>>>>

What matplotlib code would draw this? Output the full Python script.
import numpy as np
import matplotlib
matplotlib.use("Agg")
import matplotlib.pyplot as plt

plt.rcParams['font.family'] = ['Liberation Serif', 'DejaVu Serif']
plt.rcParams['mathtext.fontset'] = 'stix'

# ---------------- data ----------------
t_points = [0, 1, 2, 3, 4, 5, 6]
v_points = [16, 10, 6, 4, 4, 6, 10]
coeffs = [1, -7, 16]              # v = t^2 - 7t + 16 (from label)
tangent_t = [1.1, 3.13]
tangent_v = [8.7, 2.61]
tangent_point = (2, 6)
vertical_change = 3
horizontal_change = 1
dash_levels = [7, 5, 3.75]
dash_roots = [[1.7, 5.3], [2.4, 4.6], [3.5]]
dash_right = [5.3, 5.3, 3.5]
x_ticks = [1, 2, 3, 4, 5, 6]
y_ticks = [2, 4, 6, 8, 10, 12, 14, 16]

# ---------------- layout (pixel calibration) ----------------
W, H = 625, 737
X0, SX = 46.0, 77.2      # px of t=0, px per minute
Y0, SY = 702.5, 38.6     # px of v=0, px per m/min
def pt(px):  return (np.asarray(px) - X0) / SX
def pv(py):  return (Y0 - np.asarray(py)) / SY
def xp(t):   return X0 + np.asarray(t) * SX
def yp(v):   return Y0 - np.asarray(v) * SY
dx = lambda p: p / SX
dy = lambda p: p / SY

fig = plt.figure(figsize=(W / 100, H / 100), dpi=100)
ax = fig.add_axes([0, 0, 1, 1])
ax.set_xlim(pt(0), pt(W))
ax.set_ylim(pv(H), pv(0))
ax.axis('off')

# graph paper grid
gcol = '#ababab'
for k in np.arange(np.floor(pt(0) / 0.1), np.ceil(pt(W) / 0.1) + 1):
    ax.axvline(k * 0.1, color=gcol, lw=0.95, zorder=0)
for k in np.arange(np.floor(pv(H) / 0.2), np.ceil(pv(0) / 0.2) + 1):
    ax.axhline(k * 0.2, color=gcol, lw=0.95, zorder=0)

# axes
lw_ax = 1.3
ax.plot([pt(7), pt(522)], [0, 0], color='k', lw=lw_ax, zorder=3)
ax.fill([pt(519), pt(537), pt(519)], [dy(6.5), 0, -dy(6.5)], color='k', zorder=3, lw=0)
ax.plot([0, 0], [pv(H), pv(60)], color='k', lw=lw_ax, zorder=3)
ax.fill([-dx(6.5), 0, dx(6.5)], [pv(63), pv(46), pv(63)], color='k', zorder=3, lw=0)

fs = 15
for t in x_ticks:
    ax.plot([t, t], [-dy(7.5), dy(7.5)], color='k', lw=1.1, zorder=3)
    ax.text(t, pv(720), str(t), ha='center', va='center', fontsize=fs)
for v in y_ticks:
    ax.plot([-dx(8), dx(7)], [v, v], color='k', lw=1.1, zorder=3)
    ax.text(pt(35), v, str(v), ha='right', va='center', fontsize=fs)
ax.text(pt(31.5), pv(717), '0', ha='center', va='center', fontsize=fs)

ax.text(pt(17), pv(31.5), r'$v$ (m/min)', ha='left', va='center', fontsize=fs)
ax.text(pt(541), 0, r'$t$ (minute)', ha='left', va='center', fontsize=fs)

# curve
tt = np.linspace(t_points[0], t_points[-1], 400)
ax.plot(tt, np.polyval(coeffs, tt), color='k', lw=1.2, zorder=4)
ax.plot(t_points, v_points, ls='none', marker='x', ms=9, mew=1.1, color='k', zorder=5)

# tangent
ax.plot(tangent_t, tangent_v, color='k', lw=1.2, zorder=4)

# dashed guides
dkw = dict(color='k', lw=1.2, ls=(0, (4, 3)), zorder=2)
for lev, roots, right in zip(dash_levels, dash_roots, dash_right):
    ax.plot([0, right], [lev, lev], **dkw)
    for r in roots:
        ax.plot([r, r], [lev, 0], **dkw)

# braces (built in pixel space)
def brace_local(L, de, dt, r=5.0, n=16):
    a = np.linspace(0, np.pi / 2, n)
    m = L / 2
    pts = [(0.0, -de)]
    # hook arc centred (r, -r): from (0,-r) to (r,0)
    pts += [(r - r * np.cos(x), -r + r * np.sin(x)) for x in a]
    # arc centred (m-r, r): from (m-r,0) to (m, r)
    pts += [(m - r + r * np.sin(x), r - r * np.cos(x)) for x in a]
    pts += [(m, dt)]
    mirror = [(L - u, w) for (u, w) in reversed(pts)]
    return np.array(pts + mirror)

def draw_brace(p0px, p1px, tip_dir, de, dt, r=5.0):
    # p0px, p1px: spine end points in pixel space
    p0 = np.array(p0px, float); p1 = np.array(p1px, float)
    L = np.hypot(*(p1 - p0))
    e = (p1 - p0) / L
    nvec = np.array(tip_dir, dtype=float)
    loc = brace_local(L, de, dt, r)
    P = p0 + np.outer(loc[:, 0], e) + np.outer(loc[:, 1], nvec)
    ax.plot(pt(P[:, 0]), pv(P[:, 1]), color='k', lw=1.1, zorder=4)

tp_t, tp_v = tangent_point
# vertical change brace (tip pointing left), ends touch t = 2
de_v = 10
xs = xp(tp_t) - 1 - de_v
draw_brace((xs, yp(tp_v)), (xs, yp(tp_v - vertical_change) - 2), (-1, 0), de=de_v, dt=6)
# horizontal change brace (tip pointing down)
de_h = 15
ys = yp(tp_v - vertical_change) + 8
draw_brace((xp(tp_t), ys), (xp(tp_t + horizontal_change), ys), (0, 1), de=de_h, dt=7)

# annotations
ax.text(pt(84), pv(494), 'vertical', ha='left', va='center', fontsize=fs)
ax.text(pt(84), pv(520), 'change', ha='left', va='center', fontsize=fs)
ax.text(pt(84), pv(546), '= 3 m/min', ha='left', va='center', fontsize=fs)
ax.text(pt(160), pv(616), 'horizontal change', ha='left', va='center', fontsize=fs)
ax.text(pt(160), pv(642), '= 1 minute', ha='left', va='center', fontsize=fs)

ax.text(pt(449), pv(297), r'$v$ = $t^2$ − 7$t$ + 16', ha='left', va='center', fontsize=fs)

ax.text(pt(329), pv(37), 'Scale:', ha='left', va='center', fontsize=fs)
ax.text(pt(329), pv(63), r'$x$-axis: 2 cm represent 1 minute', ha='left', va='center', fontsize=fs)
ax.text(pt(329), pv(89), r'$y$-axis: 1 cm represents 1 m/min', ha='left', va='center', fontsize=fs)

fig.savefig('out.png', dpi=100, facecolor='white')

<<<<

● **Goal**:
Only the number is wanted: how many lines above include the word "matplotlib"?

● **Complete response**:
4